И. Т.: Наполеоновский образ во время похода в Египет: «Солдаты! Сорок веков смотрят на вас с вершин этих пирамид!» Интересная ассоциация у человека, который в «Войне и мире» сделал попытку разоблачить Наполеона.
Б. П.: Борис Михайлович Эйхенбаум, исследовавший дневники молодого Толстого, все время этот мотив выделяет.
«Я так честолюбив и так мало чувство это было удовлетворено, что часто, боюсь, я могу выбрать между славой и добродетелью первую, ежели бы мне пришлось выбирать из них». <…> В дневнике 1855 года записано решительно, уже в форме правила, которое подлежит исполнению: «Мне нужно, во что бы то ни стало, приобрести славу». Дело тут, конечно, не в простом честолюбии или тщеславии, а в смутном ощущении особой силы, особой миссии – чувство, которое потом сообщит всему поведению и творчеству Толстого характер героики.
Дальше – больше: Толстой видит себя ни более ни менее как основателем новой мировой религии. Он записывает в дневнике в 1854 году:
Мысль эта – основание новой религии, соответствующей развитию человечества, религии Христа, но очищенной от веры и таинственности, религии практической, не обещающей будущее блаженство, но дающей блаженство на земле. Привести эту мысль в исполнение, я понимаю, что могут только поколения, сознательно работающие к этой цели. Одно поколение будет завещать мысль эту следующему, и когда-нибудь фанатизм или разум приведут ее в исполнение.
Вот что-то вроде этого он и сделал – некий экстракт христианства, очищенный от чудес и таинственности. Дал волю своему достаточно плоскому рационализму. Это ведь общее место в разговорах о Толстом: о парадоксальном соединении в одной личности мощной художественной силы – и робкой, плоской, рассудочно выхолощенной мысли.

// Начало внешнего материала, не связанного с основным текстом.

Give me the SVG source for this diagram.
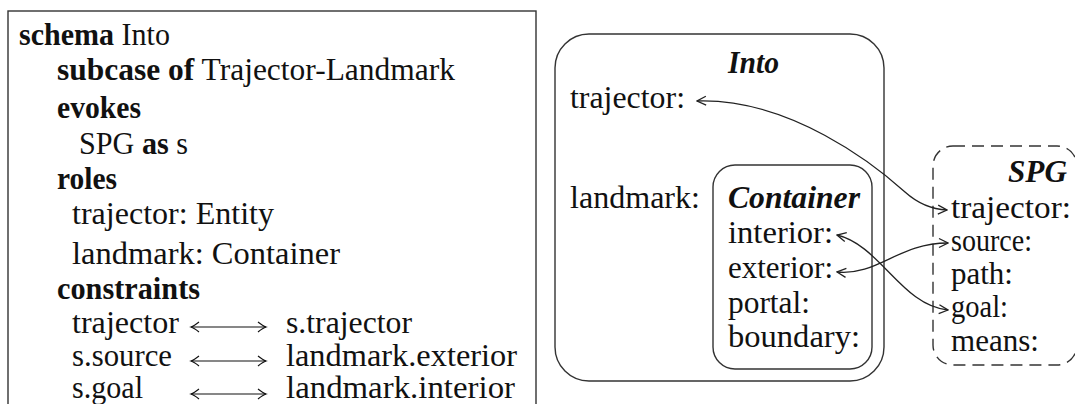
<svg xmlns="http://www.w3.org/2000/svg" width="1075" height="404" viewBox="0 0 1075 404">
<style>
.t{font-family:'Liberation Serif','Times New Roman','DejaVu Serif',serif;font-size:31px;fill:#111}
.b{font-weight:bold}
.bi{font-weight:bold;font-style:italic}
.box{fill:none;stroke:#333;stroke-width:1.4}
.dash{stroke-dasharray:12 7}
.conn{fill:none;stroke:#222;stroke-width:1.3;marker-start:url(#ah);marker-end:url(#ah)}
.eq{fill:none;stroke:#111;stroke-width:1.2;marker-start:url(#ah2);marker-end:url(#ah2)}
</style>
<defs>
<marker id="ah" markerUnits="userSpaceOnUse" markerWidth="12" markerHeight="12" viewBox="-11 -6 12 12" refX="0" refY="0" orient="auto-start-reverse">
<path d="M-9,-4.5 L0,0 L-9,4.5" fill="none" stroke="#222" stroke-width="1.3"/>
</marker>
<marker id="ah2" markerUnits="userSpaceOnUse" markerWidth="14" markerHeight="14" viewBox="-12 -7 14 14" refX="0" refY="0" orient="auto-start-reverse">
<path d="M-8,-5 Q-3,-1 0,0 Q-3,1 -8,5" fill="none" stroke="#111" stroke-width="1.2"/>
</marker>
</defs>
<rect width="1075" height="404" fill="#fff"/>

<g id="schema">
<rect class="box" x="8" y="11" width="528" height="430"/>
<text class="t" x="19" y="45" textLength="151" lengthAdjust="spacingAndGlyphs"><tspan class="b">schema</tspan> Into</text>
<text class="t" x="57" y="80" textLength="398" lengthAdjust="spacingAndGlyphs"><tspan class="b">subcase of</tspan> Trajector-Landmark</text>
<text class="t b" x="57" y="118" textLength="84" lengthAdjust="spacingAndGlyphs">evokes</text>
<text class="t" x="79" y="154" textLength="109" lengthAdjust="spacingAndGlyphs">SPG <tspan class="b">as</tspan> s</text>
<text class="t b" x="57" y="189" textLength="60" lengthAdjust="spacingAndGlyphs">roles</text>
<text class="t" x="72" y="224" textLength="202" lengthAdjust="spacingAndGlyphs">trajector: Entity</text>
<text class="t" x="72" y="264" textLength="268" lengthAdjust="spacingAndGlyphs">landmark: Container</text>
<text class="t b" x="57" y="299" textLength="143" lengthAdjust="spacingAndGlyphs">constraints</text>
<text class="t" x="72" y="333" textLength="107" lengthAdjust="spacingAndGlyphs">trajector</text>
<text class="t" x="72" y="366" textLength="100" lengthAdjust="spacingAndGlyphs">s.source</text>
<text class="t" x="72" y="398" textLength="71" lengthAdjust="spacingAndGlyphs">s.goal</text>
<line class="eq" x1="191" y1="327" x2="266" y2="327"/>
<line class="eq" x1="191" y1="361" x2="266" y2="361"/>
<line class="eq" x1="191" y1="394" x2="266" y2="394"/>
<text class="t" x="286" y="333" textLength="126" lengthAdjust="spacingAndGlyphs">s.trajector</text>
<text class="t" x="286" y="366" textLength="231" lengthAdjust="spacingAndGlyphs">landmark.exterior</text>
<text class="t" x="286" y="398" textLength="229" lengthAdjust="spacingAndGlyphs">landmark.interior</text>
</g>

<g id="into">
<rect class="box" x="555" y="34" width="329" height="347" rx="34" ry="34"/>
<text class="t bi" x="728" y="73" textLength="51" lengthAdjust="spacingAndGlyphs">Into</text>
<text class="t" x="570" y="108" textLength="115" lengthAdjust="spacingAndGlyphs">trajector:</text>
<text class="t" x="570" y="208" textLength="130" lengthAdjust="spacingAndGlyphs">landmark:</text>
</g>

<g id="container">
<rect class="box" x="713" y="165" width="159" height="204" rx="22" ry="22"/>
<text class="t bi" x="728" y="208" textLength="132" lengthAdjust="spacingAndGlyphs">Container</text>
<text class="t" x="728" y="243" textLength="105" lengthAdjust="spacingAndGlyphs">interior:</text>
<text class="t" x="728" y="278" textLength="105" lengthAdjust="spacingAndGlyphs">exterior:</text>
<text class="t" x="728" y="313" textLength="82" lengthAdjust="spacingAndGlyphs">portal:</text>
<text class="t" x="728" y="347" textLength="132" lengthAdjust="spacingAndGlyphs">boundary:</text>
</g>

<g id="spg">
<rect class="box dash" x="933" y="146" width="144" height="219" rx="20" ry="20"/>
<text class="t bi" x="1008" y="182" textLength="59" lengthAdjust="spacingAndGlyphs">SPG</text>
<text class="t" x="951" y="218" textLength="120" lengthAdjust="spacingAndGlyphs">trajector:</text>
<text class="t" x="951" y="251" textLength="81" lengthAdjust="spacingAndGlyphs">source:</text>
<text class="t" x="951" y="284" textLength="62" lengthAdjust="spacingAndGlyphs">path:</text>
<text class="t" x="951" y="317" textLength="57" lengthAdjust="spacingAndGlyphs">goal:</text>
<text class="t" x="951" y="351" textLength="88" lengthAdjust="spacingAndGlyphs">means:</text>
</g>

<g id="connectors">
<path class="conn" d="M697,101 C790,98 875,165 905,192 Q924,209 947,210"/>
<path class="conn" d="M837,272 C878,276 898,243 948,243"/>
<path class="conn" d="M837,235 C880,245 902,306 948,310"/>
</g>
</svg>
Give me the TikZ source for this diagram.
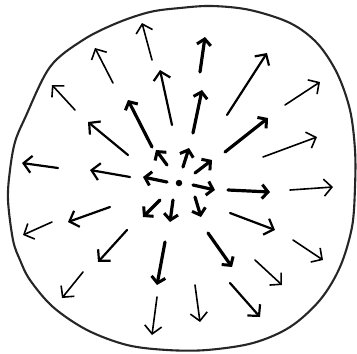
\documentclass[tikz,border=0pt]{standalone}
\usepackage{tikz}
\usetikzlibrary{arrows.meta}

\begin{document}
\begin{tikzpicture}[
    x=1pt, y=-1pt,
    rim/.style={line width=2.1pt, black!85, line join=round},
    vec/.style={line width=1.6pt, black, line cap=round, -{Straight Barb[length=8pt, width=17pt, line width=1.6pt]}},
    midvec/.style={vec, line width=2.2pt, -{Straight Barb[length=8pt, width=17pt, line width=2.2pt]}},
    heavy/.style={vec, line width=3.2pt, -{Straight Barb[length=6pt, width=14pt, line width=3pt]}},
    source/.style={circle, fill=black, inner sep=0pt, minimum size=6.5pt}
]
    \useasboundingbox (0,0) rectangle (357,354);

    % --- Boundary (hand drawn rim) ---
    \draw[rim] plot[smooth cycle, tension=0.55] coordinates {
        (150,12) (180,8) (212,6) (250,10) (290,23) (317,43) (337,73) (350,110)
        (355,150) (355,187) (352,227) (340,267) (320,300) (290,327)
        (253,343) (207,350) (167,350) (127,345) (87,330) (53,307)
        (30,280) (20,260) (13,240) (8,200) (10,170) (15,142) (25,118) (50,67)
        (83,40) (117,23)};

    % --- Source point ---
    \node[source] (src) at (179,183) {};

    % --- Inner ring: short, heavy ---
    \draw[heavy] (167,182) -- (143,177);
    \draw[heavy] (167,165) -- (156,150);
    \draw[heavy] (183,167) -- (189,148);
    \draw[heavy] (195,173) -- (212,160);
    \draw[heavy] (193,185) -- (215,190);
    \draw[heavy] (195,197) -- (201,217);
    \draw[heavy] (173,200) -- (170,222);
    \draw[heavy] (160,200) -- (143,217);

    % --- Middle ring ---
    \draw[midvec] (130,177) -- (90,170);
    \draw[midvec] (128,155) -- (88,122);
    \draw[heavy]  (152,147) -- (128,100);
    \draw[midvec] (172,125) -- (160,70);
    \draw[heavy]  (193,133) -- (202,90);
    \draw[heavy]  (225,152) -- (268,118);
    \draw[heavy]  (228,190) -- (270,192);
    \draw[midvec] (230,213) -- (275,230);
    \draw[heavy]  (208,233) -- (232,267);
    \draw[heavy]  (165,242) -- (157,285);
    \draw[midvec] (127,230) -- (98,262);
    \draw[midvec] (110,207) -- (68,222);

    % --- Outer ring: long, thin ---
    \draw[midvec] (58,168)  -- (22,163);
    \draw[vec]    (75,110)  -- (52,85);
    \draw[vec]    (113,83)  -- (95,48);
    \draw[vec]    (152,60)  -- (142,23);
    \draw[heavy]  (200,72)  -- (205,37);
    \draw[midvec] (227,115) -- (267,53);
    \draw[vec]    (285,105) -- (320,82);
    \draw[vec]    (263,157) -- (317,137);
    \draw[vec]    (290,190) -- (333,187);
    \draw[vec]    (293,240) -- (323,260);
    \draw[vec]    (255,260) -- (282,285);
    \draw[midvec] (230,283) -- (260,317);
    \draw[vec]    (195,285) -- (200,322);
    \draw[vec]    (157,297) -- (152,335);
    \draw[vec]    (83,272)  -- (62,298);
    \draw[vec]    (52,222)  -- (23,235);

\end{tikzpicture}
\end{document}
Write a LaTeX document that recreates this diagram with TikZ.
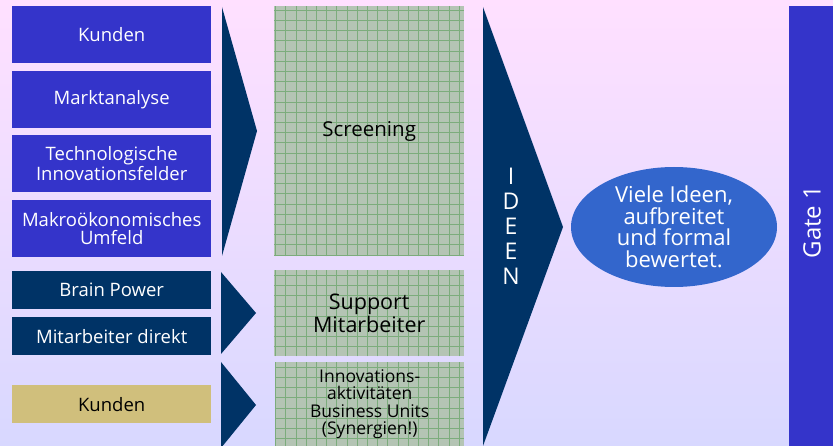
\documentclass[tikz,border=0pt]{standalone}
\usepackage{fontspec}
\setmainfont{Open Sans}
\usetikzlibrary{shapes.geometric}
\definecolor{boxblue}{HTML}{3434CA}
\definecolor{navy}{HTML}{003366}
\definecolor{sand}{HTML}{D0BF7C}
\definecolor{gridfill}{HTML}{B4C4B4}
\definecolor{gridline}{HTML}{7CAC7C}
\definecolor{ideablue}{HTML}{3366CC}
\definecolor{bgtop}{HTML}{FFE0FF}
\definecolor{bgbottom}{HTML}{D8D8FF}
\begin{document}
\begin{tikzpicture}[x=1pt, y=-1pt]
    \tikzset{
        source/.style={rectangle, anchor=north west, inner sep=0pt, minimum width=199pt, align=center, text=white, font=\fontsize{18.5}{17.5}\selectfont},
        gridbox/.style={rectangle, anchor=north west, inner sep=0pt, fill=gridfill},
        chevron/.style={fill=navy}
    }
    \shade[top color=bgtop, bottom color=bgbottom] (0,0) rectangle (833,446);
    \useasboundingbox (0,0) rectangle (833,446);

    \node[source, fill=boxblue, minimum height=57pt] (kunden) at (12,6) {Kunden};
    \node[source, fill=boxblue, minimum height=57pt] (markt) at (12,71) {Marktanalyse};
    \node[source, fill=boxblue, minimum height=57pt] (techno) at (12,135) {Technologische\\Innovationsfelder};
    \node[source, fill=boxblue, minimum height=57pt] (makro) at (12,200) {Makroökonomisches\\Umfeld};
    \node[source, fill=navy, minimum height=38pt] (brain) at (12,271) {Brain Power};
    \node[source, fill=navy, minimum height=38pt] (mitarb) at (12,317) {Mitarbeiter direkt};
    \node[source, fill=sand, minimum height=38pt, text=black] (kundenb) at (12,385) {Kunden};

    \fill[chevron] (222,7) -- (257,131) -- (222,256) -- cycle;
    \fill[chevron] (221,272) -- (256,313) -- (221,354) -- cycle;
    \fill[chevron] (221,362) -- (256,405) -- (221,448) -- cycle;

    \node[gridbox, minimum width=190pt, minimum height=250pt] (screen) at (274,6) {};
    \node[gridbox, minimum width=190pt, minimum height=86pt] (support) at (274,270) {};
    \node[gridbox, minimum width=189pt, minimum height=84pt] (innov) at (275,362) {};
    \foreach \gbox in {screen, support, innov} {
        \begin{scope}
            \clip (\gbox.north west) rectangle (\gbox.south east);
            \draw[gridline, line width=0.6pt, step=10.2pt] (\gbox.north west) grid (\gbox.south east);
        \end{scope}
    }
    \node[font=\fontsize{20.5}{20}\selectfont] (screentxt) at (screen) {Screening};
    \node[font=\fontsize{21.5}{20.5}\selectfont, align=center] (supporttxt) at (support) {Support\\Mitarbeiter};
    \node[font=\fontsize{17.5}{17.5}\selectfont, align=center] (innovtxt) at (innov) {Innovations-\\aktivitäten\\Business Units\\(Synergien!)};

    \fill[chevron] (483,7) -- (563,227) -- (483,446) -- cycle;
    \node[text=white, align=center, font=\fontsize{23}{25}\selectfont] (ideen) at (511,226) {I\\D\\E\\E\\N};

    \node[ellipse, fill=ideablue, minimum width=206pt, minimum height=120pt, inner sep=0pt] (ideas) at (674,227) {};
    \node[text=white, align=center, font=\fontsize{22}{21.5}\selectfont] (ideastxt) at (ideas) {Viele Ideen,\\aufbreitet\\und formal\\bewertet.};

    \node[rectangle, anchor=north west, inner sep=0pt, fill=boxblue, minimum width=44pt, minimum height=440pt] (gate) at (789,6) {};
    \node[rotate=90, text=white, font=\fontsize{24}{24}\selectfont] (gatetxt) at (812,222) {Gate 1};
\end{tikzpicture}
\end{document}
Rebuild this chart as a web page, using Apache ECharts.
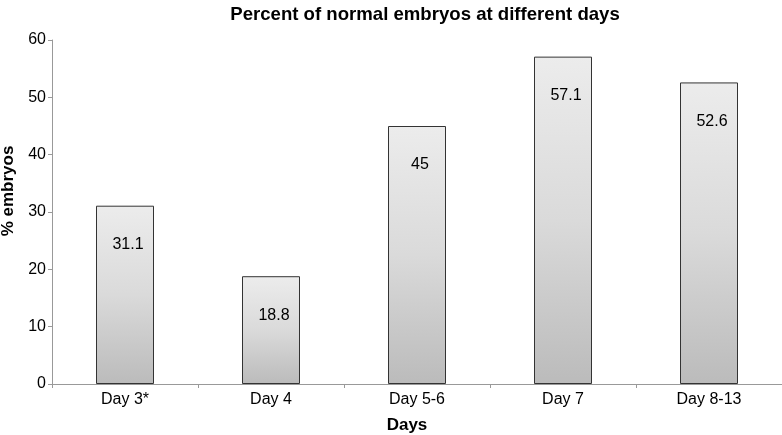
<!DOCTYPE html>
<html><head><meta charset="utf-8">
<script src="https://cdn.jsdelivr.net/npm/echarts@6/dist/echarts.min.js"></script>
<style>html,body{margin:0;padding:0;background:#fff}#c{width:782px;height:435px}</style>
</head><body><div id="c"></div>
<script>
const categories = ['Day 3*', 'Day 4', 'Day 5-6', 'Day 7', 'Day 8-13'];
const values = [31.1, 18.8, 45, 57.1, 52.6];
const yTicks = [0, 10, 20, 30, 40, 50, 60];

const chart = echarts.init(document.getElementById('c'));
const F = 'Liberation Sans, Arial, Helvetica, sans-serif';
chart.setOption({
  animation: false,
  title: { text: 'Percent of normal embryos at different days', left: 420, textAlign: 'center', top: 0,
    textStyle: { fontFamily: F, fontSize: 18.6, fontWeight: 'bold', color: '#000' } },
  grid: { left: 52, right: 0, top: 40, bottom: 51, containLabel: false, outerBoundsMode: 'none' },
  xAxis: {
    type: 'category', data: categories,
    name: 'Days', nameLocation: 'middle', nameGap: 33,
    nameTextStyle: { fontFamily: F, fontSize: 17, fontWeight: 'bold', color: '#000', padding: [0, 20, 0, 0] },
    axisLine: { lineStyle: { color: '#999' } },
    axisTick: { show: true, alignWithLabel: false, length: 4, lineStyle: { color: '#999' } },
    axisLabel: { fontFamily: F, fontSize: 16, color: '#000', margin: 8 }
  },
  yAxis: {
    type: 'value', min: yTicks[0], max: yTicks[yTicks.length - 1], interval: 10,
    name: '% embryos', nameLocation: 'middle', nameGap: 33,
    nameTextStyle: { fontFamily: F, fontSize: 17, fontWeight: 'bold', color: '#000', padding: [0, 0, 0, 42] },
    axisLine: { show: true, lineStyle: { color: '#999' } },
    axisTick: { show: true, length: 4, lineStyle: { color: '#999' } },
    splitLine: { show: false },
    axisLabel: { fontFamily: F, fontSize: 16, color: '#000', margin: 6 }
  },
  series: [{
    type: 'bar', data: values, barWidth: 58,
    itemStyle: {
      borderColor: '#333', borderWidth: 1,
      color: new echarts.graphic.LinearGradient(0, 0, 0, 1, [
        { offset: 0, color: '#ececec' }, { offset: 0.5, color: '#dadada' }, { offset: 1, color: '#bbbbbb' }
      ])
    },
    label: { show: true, position: 'insideTop', distance: 31, fontFamily: F, fontSize: 16, color: '#000',
      formatter: p => String(p.value), offset: [3, 0] }
  }]
});
</script></body></html>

Это раздвоение Толстого мы можем видеть во всей его мучительности как раз во втором его великом романе: это сама Анна в полноте ее пленительной и победительной чувственности – и ригорист Лёвин. Он был бы там совсем лишним, если б мы не видели в этих двоящихся образах мучительного раздвоения самого великого Льва.
И. Т.: Борис Михайлович, вы произнесли имя толстовского героя как Лёвин. Но пишется во всех изданиях без точек над е, без этих ёшек, столь любезных Солженицыну.